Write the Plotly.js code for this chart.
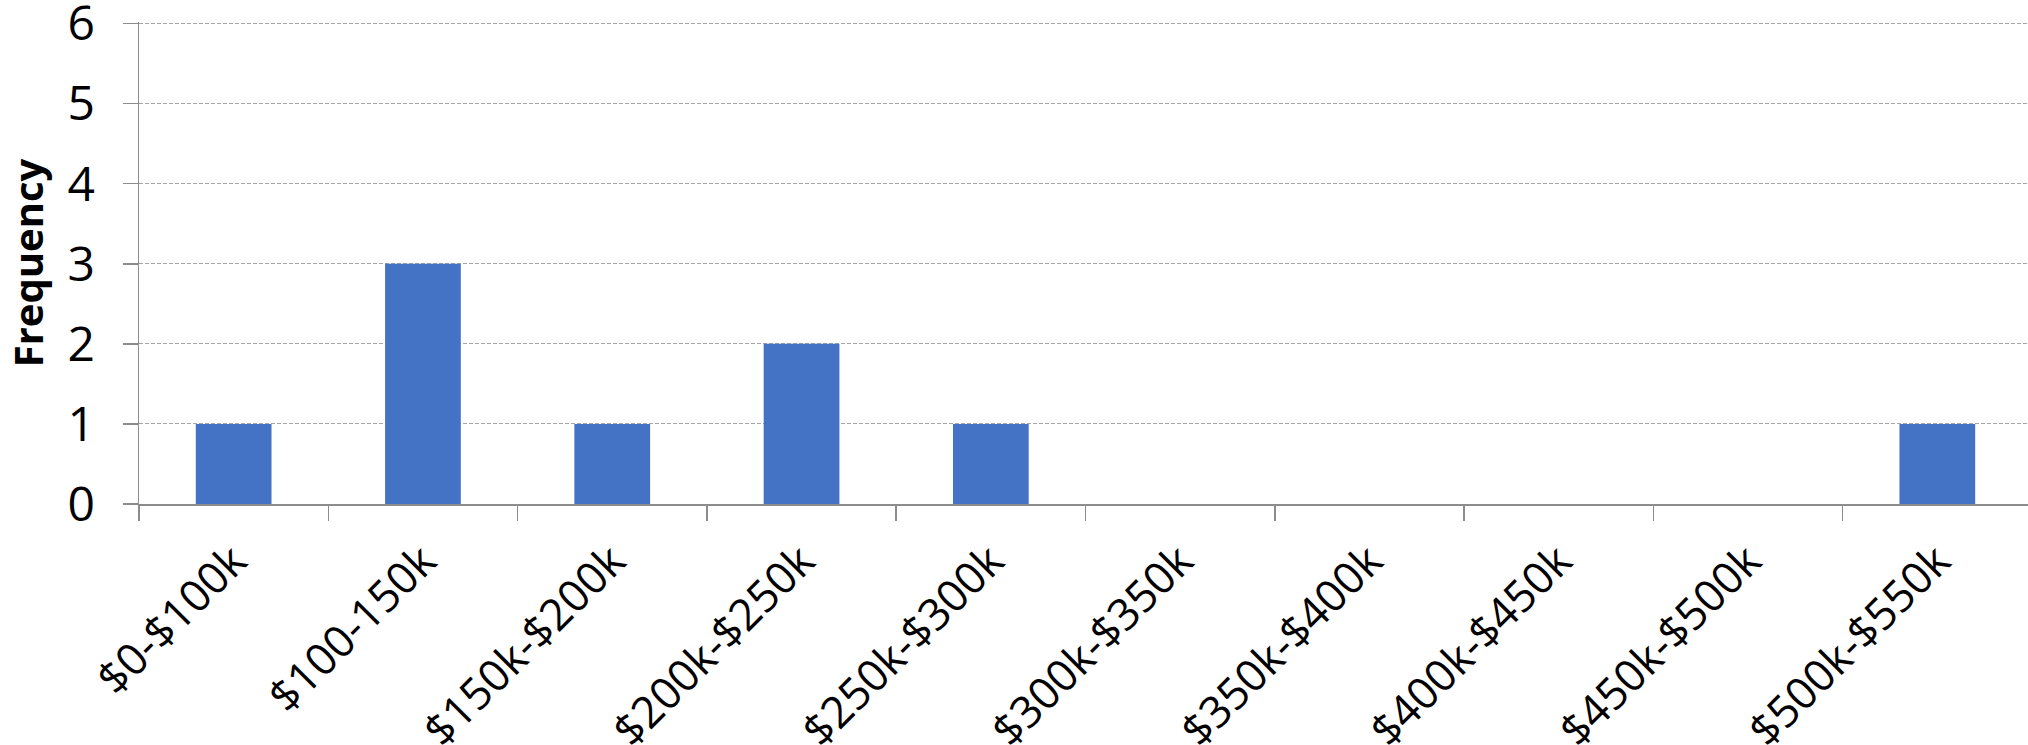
<!DOCTYPE html>
<html>
<head>
<meta charset="utf-8">
<script src="https://cdn.plot.ly/plotly-3.0.1.min.js"></script>
<style>html,body{margin:0;padding:0;background:#fff;}#chart{width:2028px;height:745px;}</style>
</head>
<body>
<div id="chart"></div>
<script>
const categories = ["$0-$100k","$100-150k","$150k-$200k","$200k-$250k","$250k-$300k","$300k-$350k","$350k-$400k","$400k-$450k","$450k-$500k","$500k-$550k"];
const frequency = [1, 3, 1, 2, 1, 0, 0, 0, 0, 1];
const yTicks = [0, 1, 2, 3, 4, 5, 6];

const trace = {
  type: 'bar',
  x: categories,
  y: frequency,
  marker: {color: '#4472C4'},
  hoverinfo: 'x+y'
};

const layout = {
  width: 2028,
  height: 745,
  margin: {l: 139, r: 0, t: 22, b: 241, pad: 0},
  paper_bgcolor: '#ffffff',
  plot_bgcolor: '#ffffff',
  bargap: 0.6,
  showlegend: false,
  font: {family: 'Open Sans, sans-serif', color: '#000000'},
  xaxis: {
    type: 'category',
    range: [-0.5, 9.479],
    tickson: 'boundaries',
    ticks: 'outside',
    ticklen: 15,
    tickwidth: 1.5,
    tickcolor: '#8c8c8c',
    showline: true,
    linecolor: '#8c8c8c',
    linewidth: 1.5,
    showgrid: false,
    zeroline: false,
    tickangle: -45,
    tickfont: {size: 44, family: 'Open Sans, sans-serif', color: '#000'},
    ticklabelstandoff: 12,
    ticklabeloverflow: 'allow',
    automargin: false
  },
  yaxis: {
    range: [0, 6.02],
    tickvals: yTicks,
    ticktext: yTicks.map(String),
    ticks: 'outside',
    ticklen: 15,
    tickwidth: 1.5,
    tickcolor: '#8c8c8c',
    showline: true,
    linecolor: '#8c8c8c',
    linewidth: 1.5,
    showgrid: true,
    gridcolor: '#a6a6a6',
    gridwidth: 1,
    griddash: '4px,2px',
    zeroline: false,
    tickfont: {size: 48, family: 'Open Sans, sans-serif', color: '#000'},
    ticklabelstandoff: 18,
    ticklabeloverflow: 'allow',
    title: {text: 'Frequency', font: {size: 40, family: 'Open Sans, sans-serif', weight: 'bold', color: '#000'}, standoff: 14},
    automargin: false
  }
};

Plotly.newPlot('chart', [trace], layout, {displayModeBar: false, staticPlot: true});
</script>
</body>
</html>
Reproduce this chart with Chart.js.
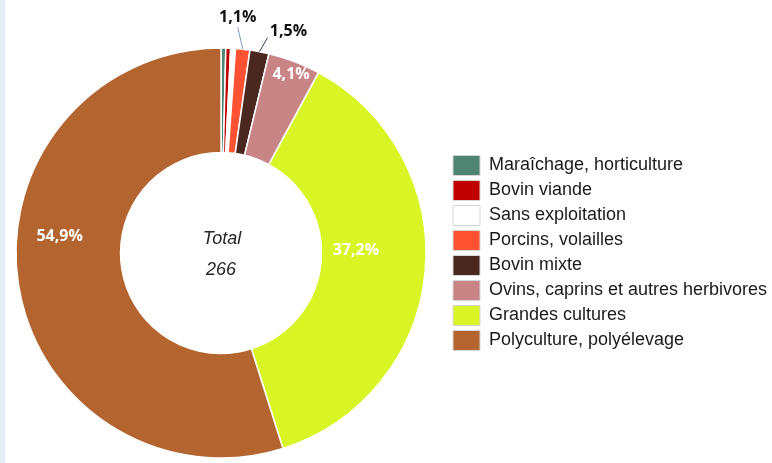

**WHAT YOU NEED TO DO**
Retype all of the entries exactly as written, leaving out any images.

**REPLY TO THE EXERCISE**
Write the Plotly.js code for this chart.
<!DOCTYPE html>
<html>
<head>
<meta charset="utf-8">
<script src="https://cdn.plot.ly/plotly-3.0.1.min.js"></script>
<style>html,body{margin:0;padding:0;background:#fff;}#chart{width:2028px;height:745px;}</style>
</head>
<body>
<div id="chart"></div>
<script>
const categories = ["$0-$100k","$100-150k","$150k-$200k","$200k-$250k","$250k-$300k","$300k-$350k","$350k-$400k","$400k-$450k","$450k-$500k","$500k-$550k"];
const frequency = [1, 3, 1, 2, 1, 0, 0, 0, 0, 1];
const yTicks = [0, 1, 2, 3, 4, 5, 6];

const trace = {
  type: 'bar',
  x: categories,
  y: frequency,
  marker: {color: '#4472C4'},
  hoverinfo: 'x+y'
};

const layout = {
  width: 2028,
  height: 745,
  margin: {l: 139, r: 0, t: 22, b: 241, pad: 0},
  paper_bgcolor: '#ffffff',
  plot_bgcolor: '#ffffff',
  bargap: 0.6,
  showlegend: false,
  font: {family: 'Open Sans, sans-serif', color: '#000000'},
  xaxis: {
    type: 'category',
    range: [-0.5, 9.479],
    tickson: 'boundaries',
    ticks: 'outside',
    ticklen: 15,
    tickwidth: 1.5,
    tickcolor: '#8c8c8c',
    showline: true,
    linecolor: '#8c8c8c',
    linewidth: 1.5,
    showgrid: false,
    zeroline: false,
    tickangle: -45,
    tickfont: {size: 44, family: 'Open Sans, sans-serif', color: '#000'},
    ticklabelstandoff: 12,
    ticklabeloverflow: 'allow',
    automargin: false
  },
  yaxis: {
    range: [0, 6.02],
    tickvals: yTicks,
    ticktext: yTicks.map(String),
    ticks: 'outside',
    ticklen: 15,
    tickwidth: 1.5,
    tickcolor: '#8c8c8c',
    showline: true,
    linecolor: '#8c8c8c',
    linewidth: 1.5,
    showgrid: true,
    gridcolor: '#a6a6a6',
    gridwidth: 1,
    griddash: '4px,2px',
    zeroline: false,
    tickfont: {size: 48, family: 'Open Sans, sans-serif', color: '#000'},
    ticklabelstandoff: 18,
    ticklabeloverflow: 'allow',
    title: {text: 'Frequency', font: {size: 40, family: 'Open Sans, sans-serif', weight: 'bold', color: '#000'}, standoff: 14},
    automargin: false
  }
};

Plotly.newPlot('chart', [trace], layout, {displayModeBar: false, staticPlot: true});
</script>
</body>
</html>
Reproduce this chart with Chart.js.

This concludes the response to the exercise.